# [Raw data]
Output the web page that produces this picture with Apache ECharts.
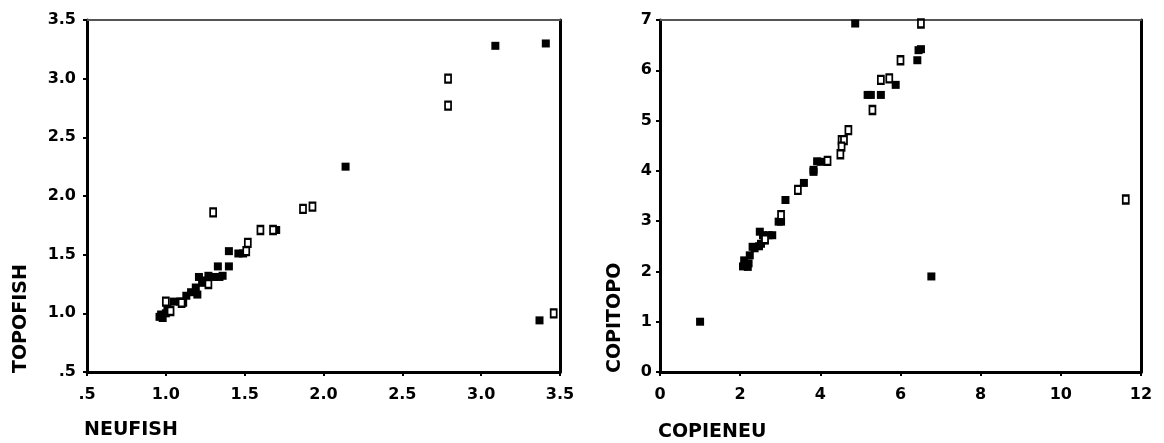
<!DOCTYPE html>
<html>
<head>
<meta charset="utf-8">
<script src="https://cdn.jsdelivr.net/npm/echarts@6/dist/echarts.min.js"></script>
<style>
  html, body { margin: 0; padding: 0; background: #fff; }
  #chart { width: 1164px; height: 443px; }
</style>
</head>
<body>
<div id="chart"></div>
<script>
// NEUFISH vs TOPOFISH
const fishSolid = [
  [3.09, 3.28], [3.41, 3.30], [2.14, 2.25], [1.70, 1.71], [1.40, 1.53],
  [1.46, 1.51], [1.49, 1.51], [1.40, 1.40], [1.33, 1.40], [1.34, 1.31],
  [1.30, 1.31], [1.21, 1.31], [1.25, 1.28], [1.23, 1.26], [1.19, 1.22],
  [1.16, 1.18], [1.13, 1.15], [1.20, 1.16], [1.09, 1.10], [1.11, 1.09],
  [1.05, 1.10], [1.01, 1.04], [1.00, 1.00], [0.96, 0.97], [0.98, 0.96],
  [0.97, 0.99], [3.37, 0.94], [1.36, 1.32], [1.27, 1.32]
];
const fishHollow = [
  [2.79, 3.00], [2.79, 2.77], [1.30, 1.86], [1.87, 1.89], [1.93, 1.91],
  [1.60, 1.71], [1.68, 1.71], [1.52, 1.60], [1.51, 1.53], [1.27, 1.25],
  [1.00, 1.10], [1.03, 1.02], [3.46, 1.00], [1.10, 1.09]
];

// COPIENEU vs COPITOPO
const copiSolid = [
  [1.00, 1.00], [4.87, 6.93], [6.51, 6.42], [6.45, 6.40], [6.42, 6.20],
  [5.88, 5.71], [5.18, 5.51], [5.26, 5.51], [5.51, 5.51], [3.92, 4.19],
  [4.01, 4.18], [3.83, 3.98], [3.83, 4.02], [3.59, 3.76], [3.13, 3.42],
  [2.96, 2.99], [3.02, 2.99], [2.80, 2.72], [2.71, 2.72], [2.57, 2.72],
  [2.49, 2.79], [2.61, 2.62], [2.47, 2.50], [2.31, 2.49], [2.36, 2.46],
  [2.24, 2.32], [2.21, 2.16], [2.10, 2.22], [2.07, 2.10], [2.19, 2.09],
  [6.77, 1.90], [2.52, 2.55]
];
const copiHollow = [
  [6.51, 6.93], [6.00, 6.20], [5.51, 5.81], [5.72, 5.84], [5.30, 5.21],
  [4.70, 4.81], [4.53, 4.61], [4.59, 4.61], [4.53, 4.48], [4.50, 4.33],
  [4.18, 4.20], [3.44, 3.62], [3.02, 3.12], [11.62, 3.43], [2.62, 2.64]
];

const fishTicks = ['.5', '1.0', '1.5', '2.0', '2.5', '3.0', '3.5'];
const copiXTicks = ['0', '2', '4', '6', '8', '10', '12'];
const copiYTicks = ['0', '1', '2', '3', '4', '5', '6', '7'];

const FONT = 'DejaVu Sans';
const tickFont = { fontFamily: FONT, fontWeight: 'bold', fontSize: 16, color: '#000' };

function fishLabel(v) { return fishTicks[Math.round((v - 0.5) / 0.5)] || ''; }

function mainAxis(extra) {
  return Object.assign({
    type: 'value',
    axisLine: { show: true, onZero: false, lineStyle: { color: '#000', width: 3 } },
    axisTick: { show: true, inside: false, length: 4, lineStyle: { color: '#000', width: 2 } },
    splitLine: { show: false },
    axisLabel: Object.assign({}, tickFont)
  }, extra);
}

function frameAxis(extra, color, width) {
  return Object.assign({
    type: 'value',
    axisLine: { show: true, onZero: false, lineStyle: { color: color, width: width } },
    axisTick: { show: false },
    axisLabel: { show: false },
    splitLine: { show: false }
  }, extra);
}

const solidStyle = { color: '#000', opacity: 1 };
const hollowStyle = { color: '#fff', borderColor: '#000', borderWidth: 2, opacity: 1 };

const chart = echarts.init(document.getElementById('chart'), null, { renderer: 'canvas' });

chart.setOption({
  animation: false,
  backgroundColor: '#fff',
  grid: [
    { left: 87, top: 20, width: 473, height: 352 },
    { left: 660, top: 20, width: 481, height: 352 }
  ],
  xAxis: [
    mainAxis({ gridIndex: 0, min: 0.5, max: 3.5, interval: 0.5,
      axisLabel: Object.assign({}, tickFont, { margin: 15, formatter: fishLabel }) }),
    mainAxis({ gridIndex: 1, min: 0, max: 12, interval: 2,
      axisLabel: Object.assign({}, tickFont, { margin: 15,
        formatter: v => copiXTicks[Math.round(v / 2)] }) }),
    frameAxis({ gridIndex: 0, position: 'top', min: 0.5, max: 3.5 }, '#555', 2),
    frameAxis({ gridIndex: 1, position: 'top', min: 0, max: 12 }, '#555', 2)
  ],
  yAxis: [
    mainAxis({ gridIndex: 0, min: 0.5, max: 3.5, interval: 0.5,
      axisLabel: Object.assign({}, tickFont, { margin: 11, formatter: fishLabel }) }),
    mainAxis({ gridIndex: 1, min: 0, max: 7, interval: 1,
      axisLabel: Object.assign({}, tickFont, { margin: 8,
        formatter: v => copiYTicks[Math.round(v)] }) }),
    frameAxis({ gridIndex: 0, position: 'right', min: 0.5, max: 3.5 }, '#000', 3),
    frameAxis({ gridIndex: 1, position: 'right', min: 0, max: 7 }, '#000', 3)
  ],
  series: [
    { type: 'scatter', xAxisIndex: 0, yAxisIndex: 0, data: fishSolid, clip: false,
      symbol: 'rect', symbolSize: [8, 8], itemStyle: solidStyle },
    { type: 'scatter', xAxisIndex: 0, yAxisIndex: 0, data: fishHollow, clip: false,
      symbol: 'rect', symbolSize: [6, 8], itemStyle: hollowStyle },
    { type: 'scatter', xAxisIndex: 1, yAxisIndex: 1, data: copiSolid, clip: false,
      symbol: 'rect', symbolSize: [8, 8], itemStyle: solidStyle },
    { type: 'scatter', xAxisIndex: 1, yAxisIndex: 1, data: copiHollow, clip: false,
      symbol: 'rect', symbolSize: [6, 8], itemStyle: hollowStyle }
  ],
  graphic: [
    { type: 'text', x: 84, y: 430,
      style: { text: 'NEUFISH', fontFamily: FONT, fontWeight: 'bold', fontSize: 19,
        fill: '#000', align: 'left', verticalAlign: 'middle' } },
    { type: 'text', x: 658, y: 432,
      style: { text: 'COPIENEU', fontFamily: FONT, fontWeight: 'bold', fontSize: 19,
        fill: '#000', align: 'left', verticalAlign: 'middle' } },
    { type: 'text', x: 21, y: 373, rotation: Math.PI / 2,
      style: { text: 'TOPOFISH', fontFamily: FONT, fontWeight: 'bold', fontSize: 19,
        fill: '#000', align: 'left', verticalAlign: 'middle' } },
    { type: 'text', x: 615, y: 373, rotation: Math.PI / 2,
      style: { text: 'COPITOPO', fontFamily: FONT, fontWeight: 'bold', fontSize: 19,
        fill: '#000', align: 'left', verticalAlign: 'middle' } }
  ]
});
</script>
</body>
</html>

# [Challenge]
Write the lines above out again exactly, without any of their pictures.

# [Task answer]
Output the web page that produces this picture with Apache ECharts.
<!DOCTYPE html>
<html>
<head>
<meta charset="utf-8">
<script src="https://cdn.jsdelivr.net/npm/echarts@6/dist/echarts.min.js"></script>
<style>
  html, body { margin: 0; padding: 0; background: #fff; }
  #chart { width: 1164px; height: 443px; }
</style>
</head>
<body>
<div id="chart"></div>
<script>
// NEUFISH vs TOPOFISH
const fishSolid = [
  [3.09, 3.28], [3.41, 3.30], [2.14, 2.25], [1.70, 1.71], [1.40, 1.53],
  [1.46, 1.51], [1.49, 1.51], [1.40, 1.40], [1.33, 1.40], [1.34, 1.31],
  [1.30, 1.31], [1.21, 1.31], [1.25, 1.28], [1.23, 1.26], [1.19, 1.22],
  [1.16, 1.18], [1.13, 1.15], [1.20, 1.16], [1.09, 1.10], [1.11, 1.09],
  [1.05, 1.10], [1.01, 1.04], [1.00, 1.00], [0.96, 0.97], [0.98, 0.96],
  [0.97, 0.99], [3.37, 0.94], [1.36, 1.32], [1.27, 1.32]
];
const fishHollow = [
  [2.79, 3.00], [2.79, 2.77], [1.30, 1.86], [1.87, 1.89], [1.93, 1.91],
  [1.60, 1.71], [1.68, 1.71], [1.52, 1.60], [1.51, 1.53], [1.27, 1.25],
  [1.00, 1.10], [1.03, 1.02], [3.46, 1.00], [1.10, 1.09]
];

// COPIENEU vs COPITOPO
const copiSolid = [
  [1.00, 1.00], [4.87, 6.93], [6.51, 6.42], [6.45, 6.40], [6.42, 6.20],
  [5.88, 5.71], [5.18, 5.51], [5.26, 5.51], [5.51, 5.51], [3.92, 4.19],
  [4.01, 4.18], [3.83, 3.98], [3.83, 4.02], [3.59, 3.76], [3.13, 3.42],
  [2.96, 2.99], [3.02, 2.99], [2.80, 2.72], [2.71, 2.72], [2.57, 2.72],
  [2.49, 2.79], [2.61, 2.62], [2.47, 2.50], [2.31, 2.49], [2.36, 2.46],
  [2.24, 2.32], [2.21, 2.16], [2.10, 2.22], [2.07, 2.10], [2.19, 2.09],
  [6.77, 1.90], [2.52, 2.55]
];
const copiHollow = [
  [6.51, 6.93], [6.00, 6.20], [5.51, 5.81], [5.72, 5.84], [5.30, 5.21],
  [4.70, 4.81], [4.53, 4.61], [4.59, 4.61], [4.53, 4.48], [4.50, 4.33],
  [4.18, 4.20], [3.44, 3.62], [3.02, 3.12], [11.62, 3.43], [2.62, 2.64]
];

const fishTicks = ['.5', '1.0', '1.5', '2.0', '2.5', '3.0', '3.5'];
const copiXTicks = ['0', '2', '4', '6', '8', '10', '12'];
const copiYTicks = ['0', '1', '2', '3', '4', '5', '6', '7'];

const FONT = 'DejaVu Sans';
const tickFont = { fontFamily: FONT, fontWeight: 'bold', fontSize: 16, color: '#000' };

function fishLabel(v) { return fishTicks[Math.round((v - 0.5) / 0.5)] || ''; }

function mainAxis(extra) {
  return Object.assign({
    type: 'value',
    axisLine: { show: true, onZero: false, lineStyle: { color: '#000', width: 3 } },
    axisTick: { show: true, inside: false, length: 4, lineStyle: { color: '#000', width: 2 } },
    splitLine: { show: false },
    axisLabel: Object.assign({}, tickFont)
  }, extra);
}

function frameAxis(extra, color, width) {
  return Object.assign({
    type: 'value',
    axisLine: { show: true, onZero: false, lineStyle: { color: color, width: width } },
    axisTick: { show: false },
    axisLabel: { show: false },
    splitLine: { show: false }
  }, extra);
}

const solidStyle = { color: '#000', opacity: 1 };
const hollowStyle = { color: '#fff', borderColor: '#000', borderWidth: 2, opacity: 1 };

const chart = echarts.init(document.getElementById('chart'), null, { renderer: 'canvas' });

chart.setOption({
  animation: false,
  backgroundColor: '#fff',
  grid: [
    { left: 87, top: 20, width: 473, height: 352 },
    { left: 660, top: 20, width: 481, height: 352 }
  ],
  xAxis: [
    mainAxis({ gridIndex: 0, min: 0.5, max: 3.5, interval: 0.5,
      axisLabel: Object.assign({}, tickFont, { margin: 15, formatter: fishLabel }) }),
    mainAxis({ gridIndex: 1, min: 0, max: 12, interval: 2,
      axisLabel: Object.assign({}, tickFont, { margin: 15,
        formatter: v => copiXTicks[Math.round(v / 2)] }) }),
    frameAxis({ gridIndex: 0, position: 'top', min: 0.5, max: 3.5 }, '#555', 2),
    frameAxis({ gridIndex: 1, position: 'top', min: 0, max: 12 }, '#555', 2)
  ],
  yAxis: [
    mainAxis({ gridIndex: 0, min: 0.5, max: 3.5, interval: 0.5,
      axisLabel: Object.assign({}, tickFont, { margin: 11, formatter: fishLabel }) }),
    mainAxis({ gridIndex: 1, min: 0, max: 7, interval: 1,
      axisLabel: Object.assign({}, tickFont, { margin: 8,
        formatter: v => copiYTicks[Math.round(v)] }) }),
    frameAxis({ gridIndex: 0, position: 'right', min: 0.5, max: 3.5 }, '#000', 3),
    frameAxis({ gridIndex: 1, position: 'right', min: 0, max: 7 }, '#000', 3)
  ],
  series: [
    { type: 'scatter', xAxisIndex: 0, yAxisIndex: 0, data: fishSolid, clip: false,
      symbol: 'rect', symbolSize: [8, 8], itemStyle: solidStyle },
    { type: 'scatter', xAxisIndex: 0, yAxisIndex: 0, data: fishHollow, clip: false,
      symbol: 'rect', symbolSize: [6, 8], itemStyle: hollowStyle },
    { type: 'scatter', xAxisIndex: 1, yAxisIndex: 1, data: copiSolid, clip: false,
      symbol: 'rect', symbolSize: [8, 8], itemStyle: solidStyle },
    { type: 'scatter', xAxisIndex: 1, yAxisIndex: 1, data: copiHollow, clip: false,
      symbol: 'rect', symbolSize: [6, 8], itemStyle: hollowStyle }
  ],
  graphic: [
    { type: 'text', x: 84, y: 430,
      style: { text: 'NEUFISH', fontFamily: FONT, fontWeight: 'bold', fontSize: 19,
        fill: '#000', align: 'left', verticalAlign: 'middle' } },
    { type: 'text', x: 658, y: 432,
      style: { text: 'COPIENEU', fontFamily: FONT, fontWeight: 'bold', fontSize: 19,
        fill: '#000', align: 'left', verticalAlign: 'middle' } },
    { type: 'text', x: 21, y: 373, rotation: Math.PI / 2,
      style: { text: 'TOPOFISH', fontFamily: FONT, fontWeight: 'bold', fontSize: 19,
        fill: '#000', align: 'left', verticalAlign: 'middle' } },
    { type: 'text', x: 615, y: 373, rotation: Math.PI / 2,
      style: { text: 'COPITOPO', fontFamily: FONT, fontWeight: 'bold', fontSize: 19,
        fill: '#000', align: 'left', verticalAlign: 'middle' } }
  ]
});
</script>
</body>
</html>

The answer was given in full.